4708 saylı Yapı Denetim Kanunundaki aksaklıklar ve yanlış uygulamalar, İlgili belediyelerden ruhsat alma sürecini uzatmaktadır.
İnşaatlara, havuzdan yapı Denetim firması ataması iptal edilmelidir.
Yapı ruhsatı için ilgili belediyeye müracaat eden müteahhit firmanın Silivri’deki şantiyesine, havuz sisteminden Sancaktepe’den bir Yapı Denetim Firması atanmaktadır.
Bir yapı Denetim Firmasının, fiziki olarak
Bu şantiyeyi kontrol etmesi mümkün değildir.
Yapı Denetim Firmaları,
Fiziki olarak kontrol edemedikleri şantiyeleri
Taze betondan numune alımında, Laboratuvarlar üzerinden müteahhit firmaları kontrol etmek istemektedirler.
6306 sayılı Kentsel Dönüşüm Yasası ve
4708 sayılı Yapı Denetim Kanununun
Bürokratik engeller yüzünden hızlı işlememesi,
Vatandaşın aleyhine işlemektedir.
Türkiye’de aşırı artan inşaat maliyetleri nedeniyle
Hem Müteaahhit firma,
Hem de Kat Malikleri mağdur olmaktadırlar.
Devlet, Kentsel Dönüşümden, binasını yenilemek isteyen vatandaşlara uzun vadeli 0 faizli kredi verilmelidir
Devlet, Müteahhit firma ile kat malikleri arasında noterden yapılan anlaşmaya taraf olmalıdır.

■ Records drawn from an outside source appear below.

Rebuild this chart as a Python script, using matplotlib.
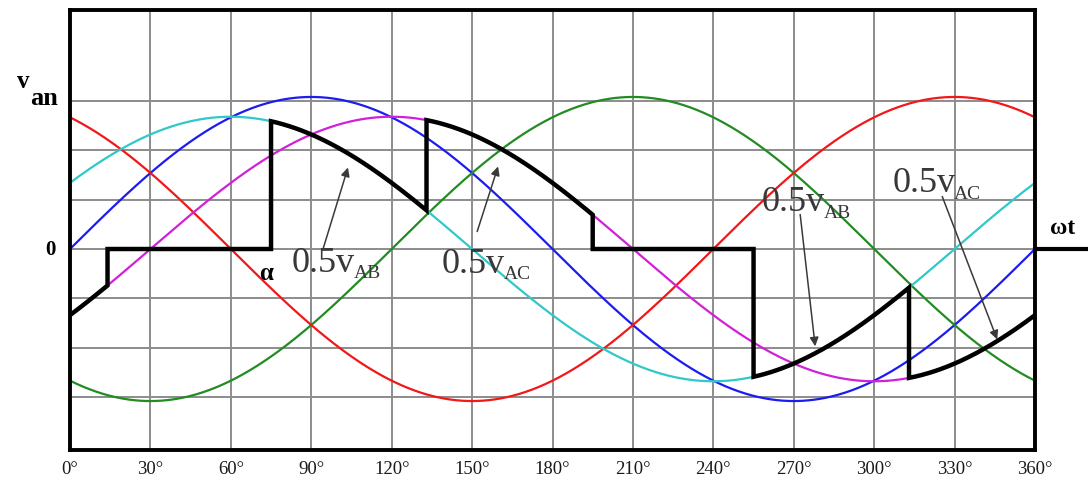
import numpy as np
import matplotlib
matplotlib.use('Agg')
import matplotlib.pyplot as plt

# sinusoids: angle of the peak (deg) and peak height
curve_names = ['v_an', 'v_bn', 'v_cn', '0.5v_AB', '0.5v_AC']
peak_deg = [90, 210, 330, 60, 120]
amplitude = [1.0, 1.0, 1.0, 0.87, 0.87]

# black output waveform: switching angles and which curve it follows
switch_deg = [0, 14, 75, 133, 195, 255, 313, 360]
segment_src = ['0.5v_AC', 'zero', '0.5v_AB', '0.5v_AC', 'zero', '0.5v_AB', '0.5v_AC']

tick_deg = [0, 30, 60, 90, 120, 150, 180, 210, 240, 270, 300, 330, 360]
tick_labels = ['0°', '30°', '60°', '90°', '120°', '150°', '180°', '210°',
               '240°', '270°', '300°', '330°', '360°']
hgrid = [-0.975, -0.65, -0.325, 0.0, 0.325, 0.65, 0.975]

colors = {'v_an': '#1c1cf0', 'v_bn': '#228b22', 'v_cn': '#f01818',
          '0.5v_AB': '#30c8c8', '0.5v_AC': '#d020d8'}

plt.rcParams['font.family'] = ['Liberation Serif', 'DejaVu Serif']


def wave(name, th):
    if name == 'zero':
        return np.zeros_like(th)
    i = curve_names.index(name)
    return amplitude[i] * np.cos(np.radians(th - peak_deg[i]))


W, H = 1088, 491
fig = plt.figure(figsize=(W / 100, H / 100), dpi=100)
ax = fig.add_axes([70 / W, 1 - 450 / H, 965 / W, 440 / H])
ax.set_xlim(0, 360)
ax.set_ylim(-1.322, 1.572)

# grid
for d in tick_deg:
    ax.axvline(d, color='#8c8c8c', lw=1.4, zorder=0)
for g in hgrid:
    ax.axhline(g, color='#8c8c8c', lw=1.4, zorder=0)

th = np.linspace(0, 360, 721)
for name in curve_names:
    ax.plot(th, wave(name, th), color=colors[name], lw=1.6, zorder=2)

# piecewise black waveform
xs, ys = [], []
for a, b, src in zip(switch_deg[:-1], switch_deg[1:], segment_src):
    t = np.linspace(a, b, 80)
    xs.append(t)
    ys.append(wave(src, t))
ax.plot(np.concatenate(xs), np.concatenate(ys), color='black', lw=3.2,
        solid_joinstyle='miter', zorder=3)

# omega-t axis stub outside the box
ax.plot([360, 380], [0, 0], color='black', lw=3.0, clip_on=False, zorder=3)

ax.set_xticks(tick_deg)
ax.set_xticklabels(tick_labels, fontsize=13.5, color='#1a1a1a')
ax.set_yticks([])
ax.tick_params(axis='x', length=0, pad=8)
for s in ax.spines.values():
    s.set_linewidth(2.8)
    s.set_color('black')


def sub_label(x, y, main, sub):
    t = ax.text(x, y, main, fontsize=26, color='#383838', va='baseline',
                ha='left', zorder=5)
    ax.annotate(sub, xy=(1, 0), xycoords=t, xytext=(-1, -2),
                textcoords='offset points', fontsize=14, color='#383838',
                va='bottom', ha='left', zorder=5)


sub_label(82.8, -0.148, '0.5v', 'AB')
sub_label(138.8, -0.155, '0.5v', 'AC')
sub_label(258.2, 0.247, '0.5v', 'AB')
sub_label(306.7, 0.372, '0.5v', 'AC')

arrows = [((94.4, 0.0), (103.7, 0.536)),
          ((151.9, 0.115), (159.7, 0.543)),
          ((272.4, 0.227), (278.0, -0.64)),
          ((325.4, 0.345), (345.9, -0.595))]
for tail, tip in arrows:
    ax.annotate('', xy=tip, xytext=tail,
                arrowprops=dict(arrowstyle='-|>', color='#3a3a3a', lw=1.1,
                                mutation_scale=13, shrinkA=0, shrinkB=0),
                zorder=4)

ax.text(73.3, -0.16, 'α', fontsize=18, fontweight='bold', ha='center',
        va='center', zorder=5)

fig.text(17 / W, 1 - 88 / H, 'v', fontsize=18, fontweight='bold', va='baseline')
fig.text(30 / W, 1 - 105 / H, 'an', fontsize=19, fontweight='bold', va='baseline')
fig.text(50 / W, 1 - 250 / H, '0', fontsize=15, fontweight='bold',
         ha='center', va='center')
fig.text(1063 / W, 1 - 228 / H, 'ωt', fontsize=17, fontweight='bold',
         ha='center', va='center')

fig.savefig('out.png', dpi=100)
plt.close(fig)
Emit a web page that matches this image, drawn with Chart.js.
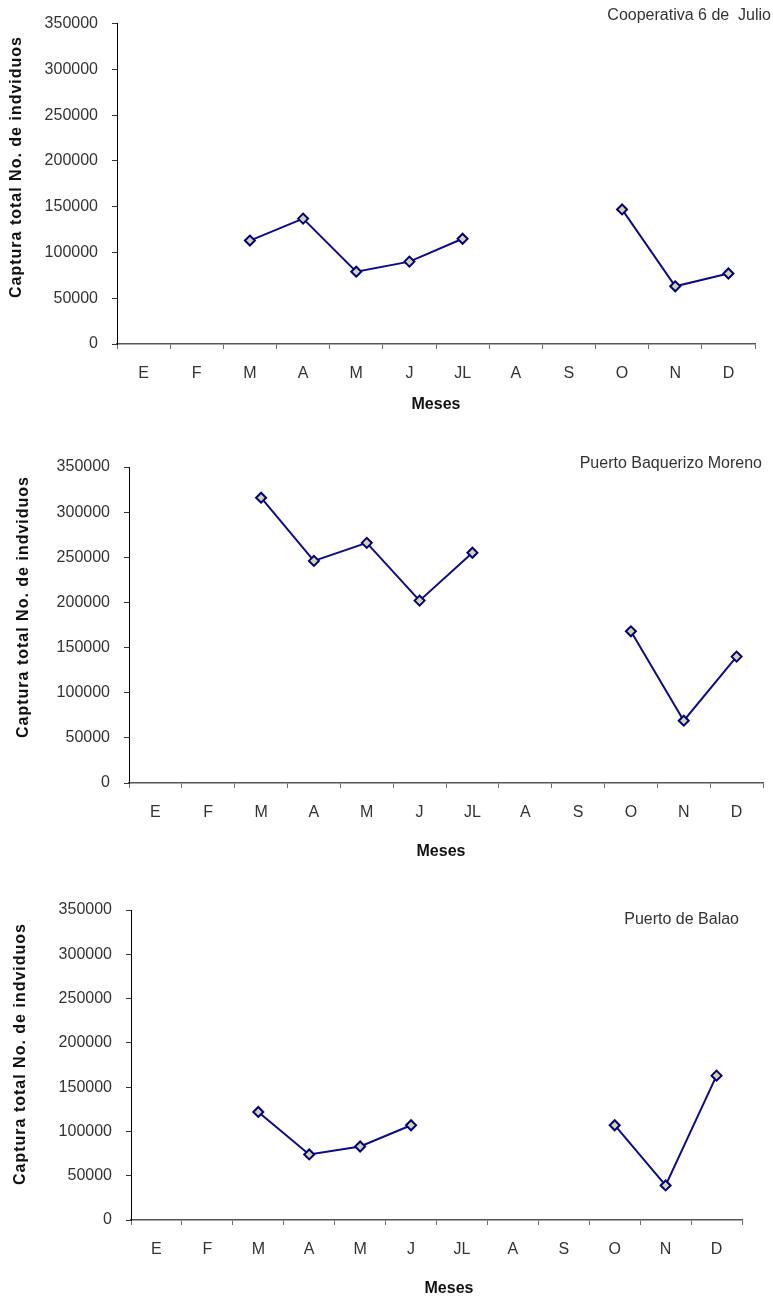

Noter sözleşmesinde yazan bütün inşaat malzemelerinin,
anlaşmanın yapıldığı tarihteki fiyattan inşaata alınmasını sağlamalıdır. Devlet, karşılıksız olarak artan fiyat farklarını sübvanse etmelidir.
Türkiye’de ki temel mesele;
Nüfusu ülke geneline yaymadan,
Ülke ölçeğinde doğru planlama yapmadan,
Nüfusun birkaç büyük şehirde toplanmasıdır.